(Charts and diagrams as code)
• • • • •

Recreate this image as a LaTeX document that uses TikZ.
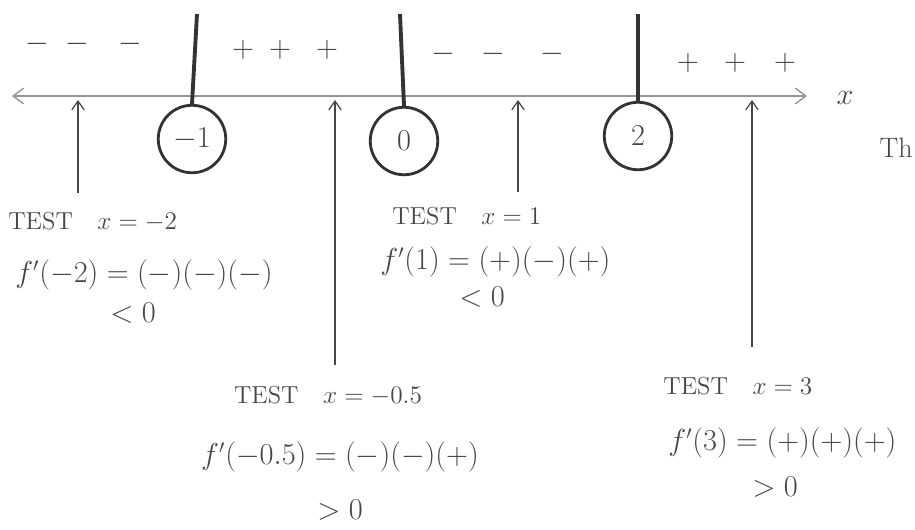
\documentclass[tikz,border=0pt]{standalone}
\usetikzlibrary{arrows.meta, positioning}
\usepackage{amsmath}
\definecolor{pencil}{RGB}{70,70,70}
\definecolor{lightpencil}{RGB}{150,150,150}
\tikzset{
  crit/.style     = {circle, draw=black!80, line width=1.6pt, minimum size=1.35cm,
                     inner sep=0pt, text=pencil, font=\fontsize{17}{18}\selectfont},
  sep/.style      = {draw=black!80, line width=2.2pt},
  axisline/.style = {<->, >={Straight Barb[length=6pt, width=9pt]}, draw=lightpencil, line width=0.8pt},
  arrow/.style    = {->, >={Straight Barb[length=5pt, width=7pt]}, draw=pencil, line width=0.7pt},
  lbl/.style      = {font=\fontsize{14}{16}\selectfont, text=pencil, inner sep=0pt},
  eqn/.style      = {font=\fontsize{16}{18}\selectfont, text=pencil, inner sep=0pt},
  sgn/.style      = {font=\fontsize{16}{16}\selectfont, text=pencil, inner sep=0pt},
}

\begin{document}
\begin{tikzpicture}[x=0.02cm, y=-0.02cm]
  \useasboundingbox (0,0) rectangle (915,529);
  % number line
  \coordinate (axL) at (12,96);
  \coordinate (axR) at (807,96);
  \draw[axisline] (axL) -- (axR);
  \node[lbl, font=\fontsize{17}{18}\selectfont] (xlab) at (845,98) {$x$};
  % critical points
  \node[crit] (cm1) at (192,139) {$-1$};
  \node[crit] (c0) at (404,141) {$0$};
  \node[crit] (c2) at (638,136) {$2$};
  \foreach \c/\x in {cm1/197, c0/400, c2/638} {
    \coordinate (top-\c) at (\x,14);
    \draw[sep] (top-\c) -- (\c.north);
  }
  % signs of f'
  \foreach \x/\y/\s [count=\i] in {37/44/-, 77/44/-, 130/44/-, 243/50/+, 280/50/+, 327/50/+,
                                   443/54/-, 493/54/-, 552/54/-, 688/63/+, 735/63/+, 785/63/+}
    \node[sgn] (sg\i) at (\x,\y) {$\s$};
  % test points
  \foreach \n/\x/\y in {tm2/78/193, tm05/335/365, t1/518/192, t3/752/347} {
    \coordinate (\n-foot) at (\x,\y);
    \coordinate (\n-tip) at (\x,100);
    \draw[arrow] (\n-foot) -- (\n-tip);
  }
  \node[lbl, anchor=west] (test-m2) at (8,222) {TEST\quad$x=-2$};
  \node[eqn, anchor=west] (fp-m2) at (15,275) {$f'(-2)=(-)(-)(-)$};
  \node[eqn] (sg-m2) at (133,313) {$<0$};
  \node[lbl, anchor=west] (test-1) at (392,216) {TEST\quad$x=1$};
  \node[eqn, anchor=west] (fp-1) at (380,262) {$f'(1)=(+)(-)(+)$};
  \node[eqn] (sg-1) at (482,297) {$<0$};
  \node[lbl] (test-m05) at (328,396) {TEST\quad$x=-0.5$};
  \node[eqn] (fp-m05) at (340,457) {$f'(-0.5)=(-)(-)(+)$};
  \node[eqn] (sg-m05) at (340,510) {$>0$};
  \node[lbl, anchor=west] (test-3) at (663,386) {TEST\quad$x=3$};
  \node[eqn, anchor=west] (fp-3) at (668,443) {$f'(3)=(+)(+)(+)$};
  \node[eqn] (sg-3) at (775,487) {$>0$};
  \node[lbl, font=\fontsize{16}{18}\selectfont, anchor=east] (th) at (913,148) {Th};
\end{tikzpicture}
\end{document}
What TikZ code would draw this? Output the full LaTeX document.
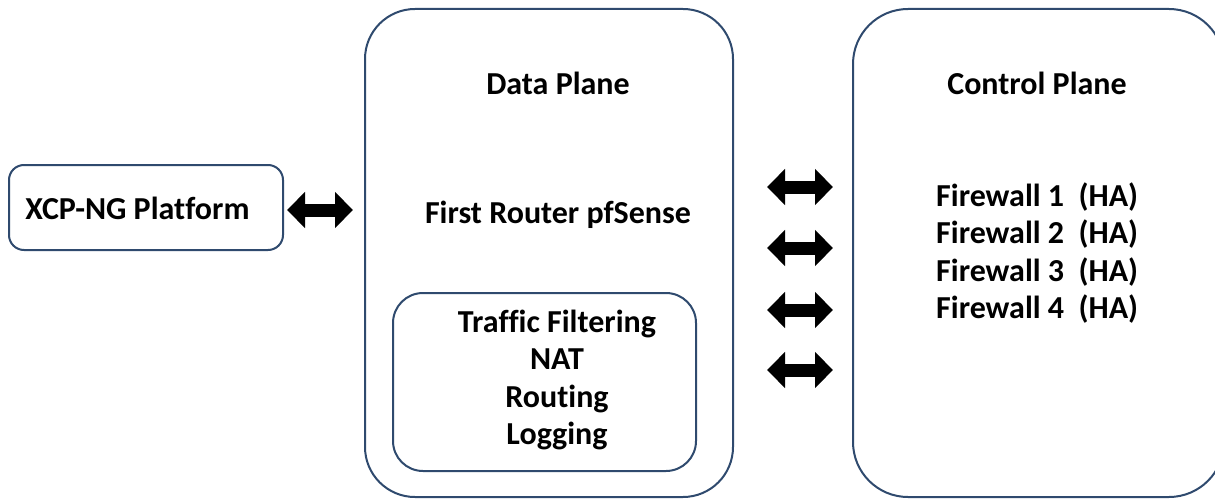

• • • • •

● Directions
Transcribe each entry above exactly, apart from the pictures.

● Task answer
Recreate this image as a LaTeX document that uses TikZ.
\documentclass[tikz,border=0pt]{standalone}
\usetikzlibrary{arrows.meta, positioning}
\usepackage{amsmath}
\definecolor{pencil}{RGB}{70,70,70}
\definecolor{lightpencil}{RGB}{150,150,150}
\tikzset{
  crit/.style     = {circle, draw=black!80, line width=1.6pt, minimum size=1.35cm,
                     inner sep=0pt, text=pencil, font=\fontsize{17}{18}\selectfont},
  sep/.style      = {draw=black!80, line width=2.2pt},
  axisline/.style = {<->, >={Straight Barb[length=6pt, width=9pt]}, draw=lightpencil, line width=0.8pt},
  arrow/.style    = {->, >={Straight Barb[length=5pt, width=7pt]}, draw=pencil, line width=0.7pt},
  lbl/.style      = {font=\fontsize{14}{16}\selectfont, text=pencil, inner sep=0pt},
  eqn/.style      = {font=\fontsize{16}{18}\selectfont, text=pencil, inner sep=0pt},
  sgn/.style      = {font=\fontsize{16}{16}\selectfont, text=pencil, inner sep=0pt},
}

\begin{document}
\begin{tikzpicture}[x=0.02cm, y=-0.02cm]
  \useasboundingbox (0,0) rectangle (915,529);
  % number line
  \coordinate (axL) at (12,96);
  \coordinate (axR) at (807,96);
  \draw[axisline] (axL) -- (axR);
  \node[lbl, font=\fontsize{17}{18}\selectfont] (xlab) at (845,98) {$x$};
  % critical points
  \node[crit] (cm1) at (192,139) {$-1$};
  \node[crit] (c0) at (404,141) {$0$};
  \node[crit] (c2) at (638,136) {$2$};
  \foreach \c/\x in {cm1/197, c0/400, c2/638} {
    \coordinate (top-\c) at (\x,14);
    \draw[sep] (top-\c) -- (\c.north);
  }
  % signs of f'
  \foreach \x/\y/\s [count=\i] in {37/44/-, 77/44/-, 130/44/-, 243/50/+, 280/50/+, 327/50/+,
                                   443/54/-, 493/54/-, 552/54/-, 688/63/+, 735/63/+, 785/63/+}
    \node[sgn] (sg\i) at (\x,\y) {$\s$};
  % test points
  \foreach \n/\x/\y in {tm2/78/193, tm05/335/365, t1/518/192, t3/752/347} {
    \coordinate (\n-foot) at (\x,\y);
    \coordinate (\n-tip) at (\x,100);
    \draw[arrow] (\n-foot) -- (\n-tip);
  }
  \node[lbl, anchor=west] (test-m2) at (8,222) {TEST\quad$x=-2$};
  \node[eqn, anchor=west] (fp-m2) at (15,275) {$f'(-2)=(-)(-)(-)$};
  \node[eqn] (sg-m2) at (133,313) {$<0$};
  \node[lbl, anchor=west] (test-1) at (392,216) {TEST\quad$x=1$};
  \node[eqn, anchor=west] (fp-1) at (380,262) {$f'(1)=(+)(-)(+)$};
  \node[eqn] (sg-1) at (482,297) {$<0$};
  \node[lbl] (test-m05) at (328,396) {TEST\quad$x=-0.5$};
  \node[eqn] (fp-m05) at (340,457) {$f'(-0.5)=(-)(-)(+)$};
  \node[eqn] (sg-m05) at (340,510) {$>0$};
  \node[lbl, anchor=west] (test-3) at (663,386) {TEST\quad$x=3$};
  \node[eqn, anchor=west] (fp-3) at (668,443) {$f'(3)=(+)(+)(+)$};
  \node[eqn] (sg-3) at (775,487) {$>0$};
  \node[lbl, font=\fontsize{16}{18}\selectfont, anchor=east] (th) at (913,148) {Th};
\end{tikzpicture}
\end{document}
What TikZ code would draw this? Output the full LaTeX document.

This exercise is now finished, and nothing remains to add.